What would happen to sectoral restrictions that exist in the Member States and that have not been harmonised at EU level?

These would remain in force in those Member States that have them but would be made subject to mutual recognition. In other words, the Member States will not be able to apply these sectoral restrictions to sales promotions from other Member States.

What sort of restrictions would the proposed Regulation tackle?

There are a variety of sales promotions services that are currently restricted by differing national laws. It is these restrictions that the Regulation would remove. Examples would include: restrictions on exports of sales promotion, design and other advertising agency services; restrictions to media planning or media sales services; restrictions to direct marketing services as well as restrictions on media services. All these result from differing laws on sales promotions and all have been recognised by the Member States in the context of the Expert Group that considered these problems over the past three years. Current differences in national laws also have an indirect restrictive effect on the free movement of goods in so far as these benefit from sales promotions. Thus, the free movement of goods should also benefit from this proposal.

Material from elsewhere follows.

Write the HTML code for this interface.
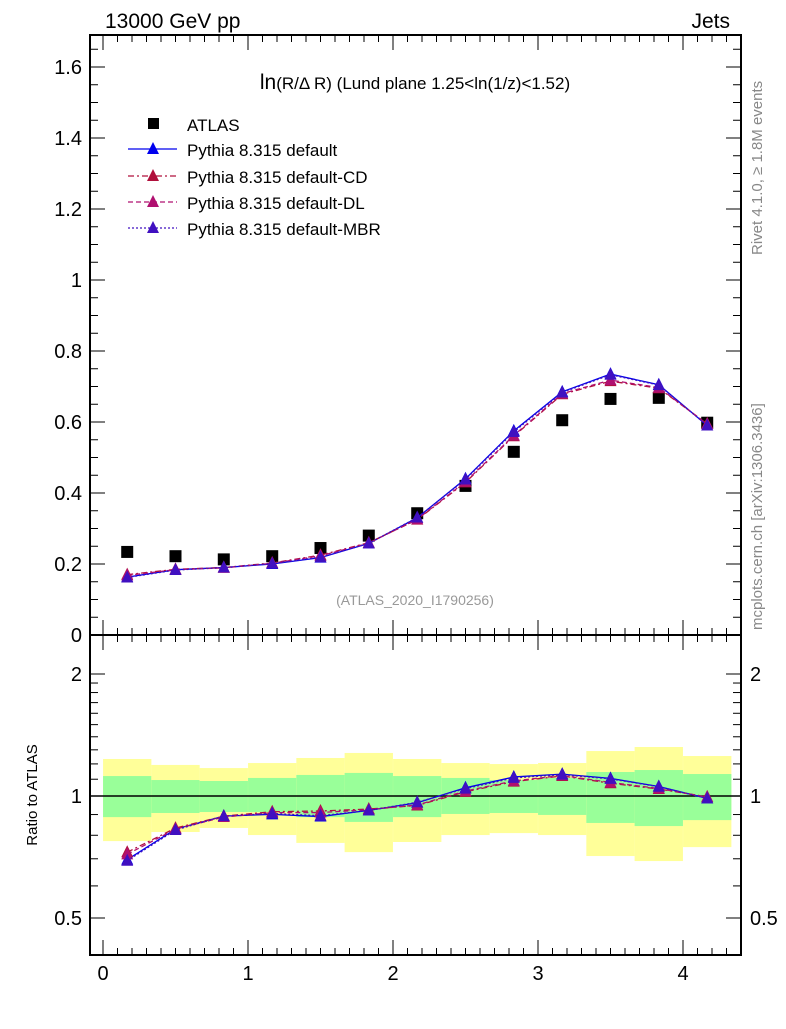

Why propose a Regulation at the same time as launching a Green Paper on consumer protection?

The proposed Regulation takes account of consultations on a previous Green Paper on commercial communications adopted in 1996 by the Commission and a subsequent Commission Communication in 1998 (see IP/98/211). Clear restrictions were identified in this field at that time and this Regulation is a targeted or specific response to those clearly identified restrictions. It represents a specific measure that would be compatible with any of the options presented in the Green Paper on consumer protection that has just been adopted by the Commission (see IP/01/11354 and MEMO/01/307).

Why does the proposed Regulation not include specific rules to ban sales promotions for tobacco?

Because any form of commercial communications with the aim or indirect effect of promoting a tobacco product would already be prohibited (except for publications intended exclusively for professionals in the tobacco trade and publications from non-EU countries not principally intended for the EU market) by the May 2001 proposal for a Directive on tobacco advertising and sponsorship (see IP/01/767).

Would the proposed Regulation's rules on promotional games apply to gambling services?

No, gambling services are excluded from the scope of this proposal.